Poisoning Attacks and Defenses to Federated Unlearning
Wenbin Wang, Qiwen Ma, Zifan Zhang, Yuchen Liu, Zhuqing Liu, Minghong Fang
TL;DR
This paper identifies a security gap in federated unlearning by introducing BadUnlearn, a poisoning attack designed to keep the unlearned model poisoned during FU. To counter this, it proposes UnlearnGuard, a robust FU framework that estimates client updates from FL history and validates them via distance-based and direction-aware calibrations (UnlearnGuard-Dist and UnlearnGuard-Dir), supported by a theoretical bound showing the unlearned model can closely approximate a train-from-scratch model. The approach combines Hessian-vector approximations with L-BFGS and historical update analysis to filter unreliable updates, achieving strong empirical resilience against diverse attacks across multiple aggregation rules. The work demonstrates that BadUnlearn can compromise standard FU methods, while UnlearnGuard maintains robustness and compatibility with existing FL pipelines, offering a practical path toward secure, reliable federated unlearning in real-world deployments.
Abstract
Federated learning allows multiple clients to collaboratively train a global model with the assistance of a server.
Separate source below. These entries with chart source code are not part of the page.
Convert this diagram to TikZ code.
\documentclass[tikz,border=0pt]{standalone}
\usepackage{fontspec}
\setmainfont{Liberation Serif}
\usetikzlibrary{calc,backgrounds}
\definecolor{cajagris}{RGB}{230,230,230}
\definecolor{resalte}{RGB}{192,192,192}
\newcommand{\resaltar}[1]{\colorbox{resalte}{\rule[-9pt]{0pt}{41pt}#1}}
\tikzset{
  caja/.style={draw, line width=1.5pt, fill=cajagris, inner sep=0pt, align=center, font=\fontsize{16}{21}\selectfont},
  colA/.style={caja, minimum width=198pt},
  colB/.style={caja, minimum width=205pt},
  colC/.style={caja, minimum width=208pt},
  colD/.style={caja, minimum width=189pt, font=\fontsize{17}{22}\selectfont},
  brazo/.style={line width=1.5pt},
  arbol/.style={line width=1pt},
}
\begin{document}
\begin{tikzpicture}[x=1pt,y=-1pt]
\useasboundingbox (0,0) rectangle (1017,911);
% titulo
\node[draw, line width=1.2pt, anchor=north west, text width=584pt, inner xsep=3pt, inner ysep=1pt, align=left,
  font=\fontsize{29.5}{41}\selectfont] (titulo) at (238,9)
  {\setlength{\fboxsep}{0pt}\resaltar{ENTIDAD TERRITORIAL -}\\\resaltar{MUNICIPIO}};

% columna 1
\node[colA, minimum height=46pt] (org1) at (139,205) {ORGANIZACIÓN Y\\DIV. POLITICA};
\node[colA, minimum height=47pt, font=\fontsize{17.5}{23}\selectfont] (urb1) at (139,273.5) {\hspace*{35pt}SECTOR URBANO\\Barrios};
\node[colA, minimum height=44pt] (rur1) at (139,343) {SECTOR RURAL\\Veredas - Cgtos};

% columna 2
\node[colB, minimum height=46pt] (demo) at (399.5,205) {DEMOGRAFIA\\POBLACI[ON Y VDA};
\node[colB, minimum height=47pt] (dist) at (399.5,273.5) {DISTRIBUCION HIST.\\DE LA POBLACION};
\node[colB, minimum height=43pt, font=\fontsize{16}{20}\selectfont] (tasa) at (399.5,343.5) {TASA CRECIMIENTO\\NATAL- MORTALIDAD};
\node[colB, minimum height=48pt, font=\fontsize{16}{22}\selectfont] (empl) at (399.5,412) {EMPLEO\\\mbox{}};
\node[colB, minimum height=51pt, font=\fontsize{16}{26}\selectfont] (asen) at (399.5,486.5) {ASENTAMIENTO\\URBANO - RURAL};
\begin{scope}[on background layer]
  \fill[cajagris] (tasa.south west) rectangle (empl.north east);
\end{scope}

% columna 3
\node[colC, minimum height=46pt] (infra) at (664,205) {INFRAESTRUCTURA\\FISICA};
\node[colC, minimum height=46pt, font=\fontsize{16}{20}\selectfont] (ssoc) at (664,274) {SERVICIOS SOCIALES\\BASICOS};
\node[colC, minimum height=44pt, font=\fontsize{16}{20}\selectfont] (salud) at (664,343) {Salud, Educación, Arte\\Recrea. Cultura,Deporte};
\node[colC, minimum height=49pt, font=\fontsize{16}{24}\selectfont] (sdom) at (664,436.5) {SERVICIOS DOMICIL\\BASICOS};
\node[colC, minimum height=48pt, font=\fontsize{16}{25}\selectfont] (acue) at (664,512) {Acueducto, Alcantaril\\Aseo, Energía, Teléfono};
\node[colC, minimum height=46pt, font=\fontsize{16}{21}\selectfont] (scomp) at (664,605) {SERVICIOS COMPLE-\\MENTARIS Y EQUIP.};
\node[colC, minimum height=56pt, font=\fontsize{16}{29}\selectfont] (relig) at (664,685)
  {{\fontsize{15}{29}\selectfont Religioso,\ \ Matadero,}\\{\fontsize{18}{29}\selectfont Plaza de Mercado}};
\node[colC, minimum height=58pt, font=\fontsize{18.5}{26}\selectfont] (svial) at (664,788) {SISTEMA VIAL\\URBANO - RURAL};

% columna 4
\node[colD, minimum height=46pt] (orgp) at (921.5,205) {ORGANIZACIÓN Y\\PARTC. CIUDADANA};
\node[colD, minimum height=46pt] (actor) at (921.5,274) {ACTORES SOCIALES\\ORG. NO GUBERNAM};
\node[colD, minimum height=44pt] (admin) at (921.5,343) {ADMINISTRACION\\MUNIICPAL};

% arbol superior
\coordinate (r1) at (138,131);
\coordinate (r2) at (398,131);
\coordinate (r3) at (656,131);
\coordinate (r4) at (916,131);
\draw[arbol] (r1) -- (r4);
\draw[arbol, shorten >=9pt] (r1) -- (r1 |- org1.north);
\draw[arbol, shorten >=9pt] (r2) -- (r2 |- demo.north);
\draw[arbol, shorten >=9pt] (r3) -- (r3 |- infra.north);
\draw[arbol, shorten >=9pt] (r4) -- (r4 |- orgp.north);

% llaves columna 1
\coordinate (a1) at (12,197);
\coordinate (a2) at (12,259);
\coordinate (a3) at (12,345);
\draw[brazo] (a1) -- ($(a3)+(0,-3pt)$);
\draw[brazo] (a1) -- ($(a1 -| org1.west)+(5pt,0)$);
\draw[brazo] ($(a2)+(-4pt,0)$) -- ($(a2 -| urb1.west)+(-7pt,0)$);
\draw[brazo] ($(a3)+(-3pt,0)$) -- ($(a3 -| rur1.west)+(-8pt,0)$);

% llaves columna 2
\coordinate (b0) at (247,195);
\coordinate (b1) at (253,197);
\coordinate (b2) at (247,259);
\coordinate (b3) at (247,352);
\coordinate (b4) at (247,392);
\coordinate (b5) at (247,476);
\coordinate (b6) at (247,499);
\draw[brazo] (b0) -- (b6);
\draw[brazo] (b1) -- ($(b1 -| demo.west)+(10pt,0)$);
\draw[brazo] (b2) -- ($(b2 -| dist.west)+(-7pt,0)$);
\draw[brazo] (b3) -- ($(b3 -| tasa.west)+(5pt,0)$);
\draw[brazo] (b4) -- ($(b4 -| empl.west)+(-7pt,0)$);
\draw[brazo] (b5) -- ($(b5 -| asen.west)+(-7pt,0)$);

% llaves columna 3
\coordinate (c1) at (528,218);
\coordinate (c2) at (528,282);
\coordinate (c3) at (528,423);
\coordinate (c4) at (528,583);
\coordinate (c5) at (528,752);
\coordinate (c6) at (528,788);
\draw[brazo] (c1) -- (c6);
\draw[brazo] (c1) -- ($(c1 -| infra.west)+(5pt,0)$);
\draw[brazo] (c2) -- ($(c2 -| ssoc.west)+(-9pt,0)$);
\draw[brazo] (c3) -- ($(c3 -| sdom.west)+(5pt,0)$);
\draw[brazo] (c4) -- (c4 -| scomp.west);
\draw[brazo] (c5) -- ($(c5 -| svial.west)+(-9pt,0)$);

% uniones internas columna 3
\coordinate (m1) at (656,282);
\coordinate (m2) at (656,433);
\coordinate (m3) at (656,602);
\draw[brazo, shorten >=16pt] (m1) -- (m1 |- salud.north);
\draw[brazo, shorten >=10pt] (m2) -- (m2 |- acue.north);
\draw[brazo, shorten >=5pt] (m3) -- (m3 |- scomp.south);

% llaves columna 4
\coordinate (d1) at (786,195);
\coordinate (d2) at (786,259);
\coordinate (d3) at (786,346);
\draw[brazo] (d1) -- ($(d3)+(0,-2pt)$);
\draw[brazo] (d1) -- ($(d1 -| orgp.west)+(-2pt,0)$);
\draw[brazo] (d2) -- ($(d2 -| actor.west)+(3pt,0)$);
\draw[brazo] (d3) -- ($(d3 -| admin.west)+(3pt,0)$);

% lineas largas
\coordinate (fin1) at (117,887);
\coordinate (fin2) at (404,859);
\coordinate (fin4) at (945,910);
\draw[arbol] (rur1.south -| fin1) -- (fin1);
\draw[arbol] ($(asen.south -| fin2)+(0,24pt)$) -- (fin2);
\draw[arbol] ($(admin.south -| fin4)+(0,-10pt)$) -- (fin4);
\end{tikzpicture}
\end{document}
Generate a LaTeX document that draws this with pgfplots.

However, its distributed nature makes it susceptible to poisoning attacks, where malicious clients can compromise the global model by sending harmful local model updates to the server. To unlearn an accurate global model from a poisoned one after identifying malicious clients, federated unlearning has been introduced. Yet, current research on federated unlearning has primarily concentrated on its effectiveness and efficiency, overlooking the security challenges it presents. In this work, we bridge the gap via proposing BadUnlearn, the first poisoning attacks targeting federated unlearning. In BadUnlearn, malicious clients send specifically designed local model updates to the server during the unlearning process, aiming to ensure that the resulting unlearned model remains poisoned. To mitigate these threats, we propose UnlearnGuard, a robust federated unlearning framework that is provably robust against both existing poisoning attacks and our BadUnlearn. The core concept of UnlearnGuard is for the server to estimate the clients' local model updates during the unlearning process and employ a filtering strategy to verify the accuracy of these estimations. Theoretically, we prove that the model unlearned through UnlearnGuard closely resembles one obtained by train-from-scratch. Empirically, we show that BadUnlearn can effectively corrupt existing federated unlearning methods, while UnlearnGuard remains secure against poisoning attacks.